GDLC.  About two weeks after the second Pomerance opinion, a Manhattan trial court judge decided GDLC, LLC v Toren Condominium, 2016 NY Slip Op 32105(U) [Sup Ct NY County Oct. 21, 2016], in which it granted a petition to inspect financial statements, budget documents, and, more controversially, an engineering report and an agreement “secretly” settling a lawsuit brought by the condominium against the condominium’s sponsor asserting claims for defective design and construction of the building. The petitioners included the owner of a commercial unit and its principal serving as a member of the condominium’s board. The petition (read here) took a double-barreled approach, arguing rights of access based, first, on the unit owner’s common-law right to inspect for a valid purpose and, second, on the board member’s “absolute and unqualified right” of access to fulfill his fiduciary duties regardless of purpose. The court rejected the board’s argument that its decision to maintain confidentiality of the settlement agreement is impervious to judicial review under the business judgment rule, and it agreed with petitioners that, “[i]n order to fulfill a board member’s fiduciary obligations, board members need unfettered access to the books and records of the condominium.” Citing the Pomerance decision, it also agreed that the commercial unit holder established a valid purpose for its common-law right of inspection.

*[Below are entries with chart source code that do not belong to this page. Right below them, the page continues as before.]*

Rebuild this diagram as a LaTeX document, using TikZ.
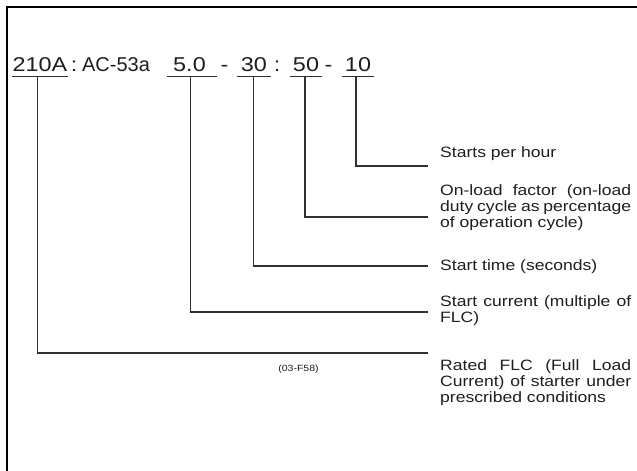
\documentclass[tikz,border=0pt]{standalone}
\usepackage{fontspec}
\setmainfont{Liberation Sans}[FakeStretch=1.17]
\newfontfamily\plainsans{Liberation Sans}
\definecolor{textgray}{HTML}{1E1E1E}
\definecolor{linegray}{HTML}{303030}
\hbadness=10000
\hyphenpenalty=10000
\exhyphenpenalty=10000
\begin{document}
\begin{tikzpicture}[x=1pt,y=-1pt,
  conn/.style={draw=linegray, line width=1.3pt},
  ulline/.style={draw=linegray, line width=1.1pt},
  frame/.style={draw=black, line width=2.4pt},
  tok/.style={inner sep=0pt, anchor=base, text height=14pt, text depth=5pt,
    font=\fontsize{20}{23}\selectfont, text=textgray},
  lab/.style={anchor=base west, inner sep=0pt, text width=191pt, align=justify,
    font=\fontsize{15}{16}\selectfont, text=textgray},
  small/.style={inner sep=0pt, font=\fontsize{9}{10}\selectfont, text=textgray}
]
\useasboundingbox (0,0) rectangle (637,471);
\draw[frame] (640,7) -- (7,7) -- (7,475);

% code line
\node[tok, minimum width=56pt] (t210) at (40,71) {210A};
\node[tok] (c1) at (74,71) {:};
\node[tok] (ac) at (116,71) {\plainsans AC-53a};
\node[tok, minimum width=50pt] (t5) at (192,71) {5.0\kern5pt};
\node[tok] (d1) at (224.5,71) {-};
\node[tok, minimum width=34pt] (t30) at (254,71) {30};
\node[tok] (c2) at (277,71) {:};
\node[tok, minimum width=32pt] (t50) at (306,71) {50};
\node[tok] (d2) at (328.5,71) {-};
\node[tok, minimum width=32pt] (t10) at (358,71) {10};
\foreach \n in {t210,t5,t30,t50,t10}
  \draw[ulline] (\n.south west) -- (\n.south east);

% labels
\node[lab] (l10) at (440,157) {Starts per hour};
\node[lab] (l50) at (440,195) {On-load factor (on-load\linebreak duty cycle as percentage\linebreak of operation cycle)};
\node[lab] (l30) at (440,270) {Start time (seconds)};
\node[lab] (l5) at (440,306) {Start current (multiple of\linebreak FLC)};
\node[lab] (l210) at (440,370) {Rated FLC (Full Load\linebreak Current) of starter under\linebreak prescribed conditions};
\node[small] (code) at (298.5,369) {(03-F58)};

% line ends
\coordinate (e10) at (428,166);
\coordinate (e50) at (428,217);
\coordinate (e30) at (428,266);
\coordinate (e5) at (428,312);
\coordinate (e210) at (428,353);

% connectors
\draw[conn] ([xshift=-2pt]t10.south) |- (e10);
\draw[conn] ([xshift=-1pt]t50.south) |- (e50);
\draw[conn] ([xshift=-0.5pt]t30.south) |- (e30);
\draw[conn] ([xshift=-1.5pt]t5.south) |- (e5);
\draw[conn] ([xshift=-2.5pt]t210.south) |- (e210);
\end{tikzpicture}
\end{document}
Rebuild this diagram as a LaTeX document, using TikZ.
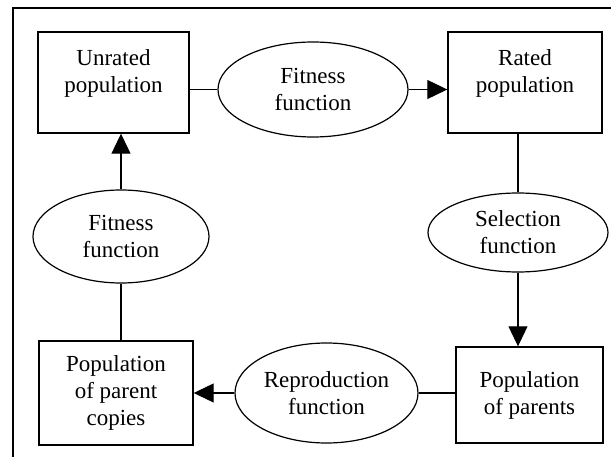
\documentclass[tikz,border=0pt]{standalone}
\usepackage{fontspec}
\setmainfont{Liberation Serif}
\usetikzlibrary{shapes.geometric, arrows.meta}

\begin{document}
\begin{tikzpicture}[
    x=1pt, y=-1pt,
    pop/.style={rectangle, draw, line width=1.4pt, align=center, inner sep=0pt, font=\fontsize{23}{27}\selectfont},
    toptext/.style={align=center, inner sep=0pt, yshift=9pt, font=\fontsize{23}{27}\selectfont},
    raisedpop/.style={pop, label={[toptext]center:#1}},
    func/.style={ellipse, draw, line width=1.2pt, align=center, inner sep=0pt, font=\fontsize{23}{27}\selectfont},
    link/.style={line width=1.1pt},
    flow/.style={link, -{Triangle[length=20pt, width=19pt]}},
]
    \useasboundingbox (0,0) rectangle (611,457);
    \draw[line width=1.1pt] (13,457) -- (13,8) -- (611,8);

    % populations
    \node[raisedpop={Unrated\\population}, minimum width=151pt, minimum height=101pt] (unrated) at (113.5,82.5) {};
    \node[raisedpop={Rated\\population}, minimum width=154pt, minimum height=101pt] (rated) at (525,82.5) {};
    \node[pop, minimum width=147pt, minimum height=96pt] (parents) at (529.5,395) {Population\\of parents};
    \node[pop, minimum width=154pt, minimum height=104pt] (copies) at (116,393) {Population\\of parent\\copies};

    % functions
    \node[func, minimum width=190pt, minimum height=95pt] (fitTop) at (313,89.5) {Fitness\\function};
    \node[func, minimum width=180pt, minimum height=79pt] (select) at (518,232.5) {Selection\\function};
    \node[func, minimum width=183pt, minimum height=100pt] (repro) at (326.5,393) {Reproduction\\function};
    \node[func, minimum width=176pt, minimum height=93pt] (fitLeft) at (121,236.5) {Fitness\\function};

    % connectors
    \draw[link] (unrated.east |- fitTop.west) -- (fitTop.west);
    \draw[flow] (fitTop.east) -- (fitTop.east -| rated.west);
    \draw[link] (select.north |- rated.south) -- (select.north);
    \draw[flow] (select.south) -- (select.south |- parents.north);
    \draw[link] (repro.east) -- (repro.east -| parents.west);
    \draw[flow] (repro.west) -- (repro.west -| copies.east);
    \draw[link] (fitLeft.south) -- (fitLeft.south |- copies.north);
    \draw[flow] (fitLeft.north) -- (fitLeft.north |- unrated.south);
\end{tikzpicture}
\end{document}
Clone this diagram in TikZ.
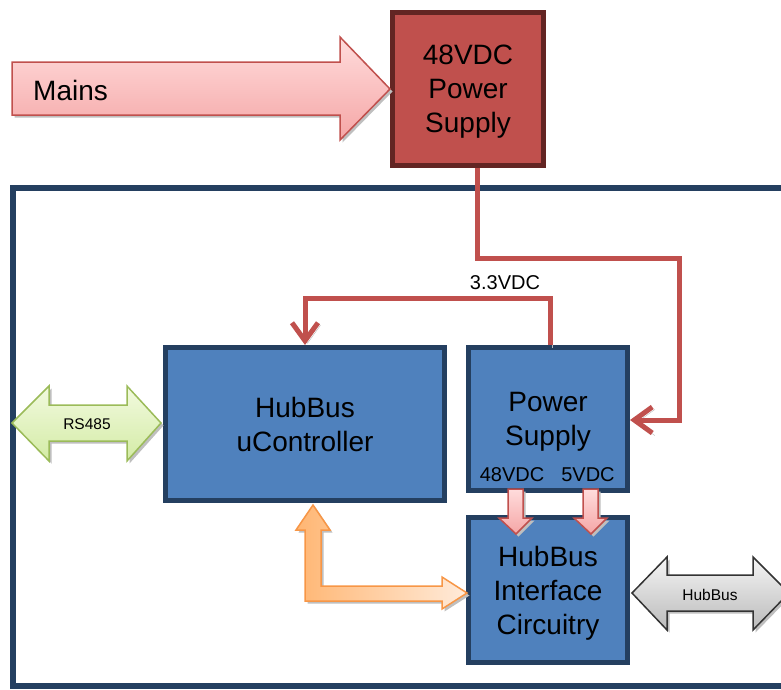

By the way, in none of the above decisions is there any mention of by-law provisions regulating unit-holder access to books and records. I imagine in the wake of these decisions more and more condominium organizers and boards will adopt such by-laws.

As I mentioned at the outset, the recent condominium decisions fit within what seems to be a larger pattern of books-and-records decisions involving corporations and LLCs upholding inspection rights, e.g., last month’s Pokoik decision granting shareholder access to records of the corporation’s wholly-owned subsidiary; the S&H Nadlan decision earlier this year upholding LLC member inspection rights; and the McGraw-Hill and Novikov decisions in 2014 relaxing the proper-purpose requirement for investigating suspected mismanagement.